Based on a June 25 briefing for county councilors, the difference in hard construction cost between a 500-bed jail and a 400-bed jail is about $20.2 million. That’s based on 120,000 square feet for a 400-bed facility and 150,000 square feet for a 500-bed facility and a construction cost of $674 per square foot.
The hard construction cost for a 400-bed new jail is estimated at $80.9 million.
At Thursday afternoon’s joint meeting, Marté said that it is not an unreasonable expectation that the courts should be co-located with the new jail. But he listed the co-location of several offices that he thinks reflect “unrealistic financial expectations”: probation offices; community corrections; public defender offices; on-site mental health facilities; volunteer services office; on-site cafeteria; and day-care facilities.
One slide in Marté’s deck stated: “Not a single square foot of the jail can be sacrificed to accommodate other wishes or wants.”
Proposed new jail location
The location of the new jail is still not decided, and got no airtime at Thursday’s joint meeting of the county council and the county commissioners.
If the topic of new jail location had received any deliberation, then one potential sore point would have been mitigated, through action of the county council at its meeting on Tuesday.
The council agreed by unanimous consent to “table indefinitely” a motion to de-appropriate some of the money that came from a $10.5 million bond, the issuance of which was approved at the Oct. 11, 2022 meeting of the county council.
Even if to “table indefinitely” is not a motion under Robert’s Rules, the intent of the council appears to have been to “postpone indefinitely,” which has the effect of defeating the motion.

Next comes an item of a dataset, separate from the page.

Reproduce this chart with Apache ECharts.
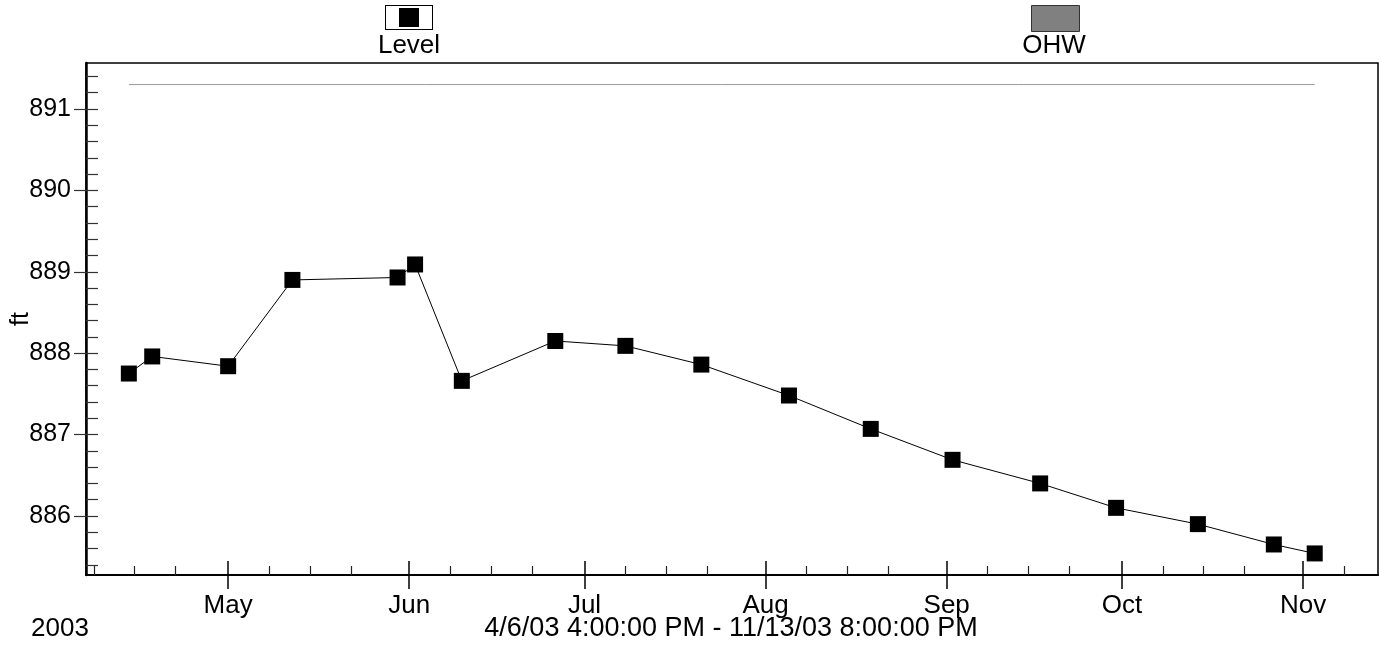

The purpose of that bond was to pay for the real estate purchase for a new jail.
It was at councilor Kate Wiltz’s urging that the item was put on the agenda, after county commissioners announced that it is the responsibility of the county council, not the commissioners to work with the sheriff to determine the bed count for a planned new jail facility.
Wiltz indicated that she had wanted the council to consider de-appropriating the money in “an effort to become more informed about the details around property purchasing.”
If the council had de-appropriated the money, the county commissioners would have needed the council to act again to appropriate it, in order to pay for whatever land were to be purchased for the new jail. So de-appropriation was seen as a way for the county council to take control of the decision on the choice of a new jail location.
But under state law, the county council already has to approve the purchase of any new significant property, regardless of how it is funded. That’s something that councilor Geoff McKim got county attorney Molly Turner-King to confirm at Tuesday’s meeting.
County commissioners are currently considering the North Park PUD, but has heard opposition from nearby property owners. At Tuesday’s meeting, councilor Marty Hawk said, “I think that we should leave all options open to whatever location works best for the county and works best for the taxpayer.” Hawk added, “I do not support what appears to be the preferred location of the county commissioners at present.”
McKim echoed Hawk’s view that all property should still be on the table at this point. Previously, when the council was briefed in late June on some budget numbers for the new jail, McKim indicated that the Thomson PUD should be back in the mix for consideration, as part of a potential phased approach.
The deal-breaker for using the Thomson property had been a two-year delay to move Duke Energy power lines. McKim said at the late June meeting that it would be worth considering if the jail could be built at a place on the property that would not require relocation of the power lines. That way, construction of the jail could start, while the construction of the justice complex waits until the power lines are moved.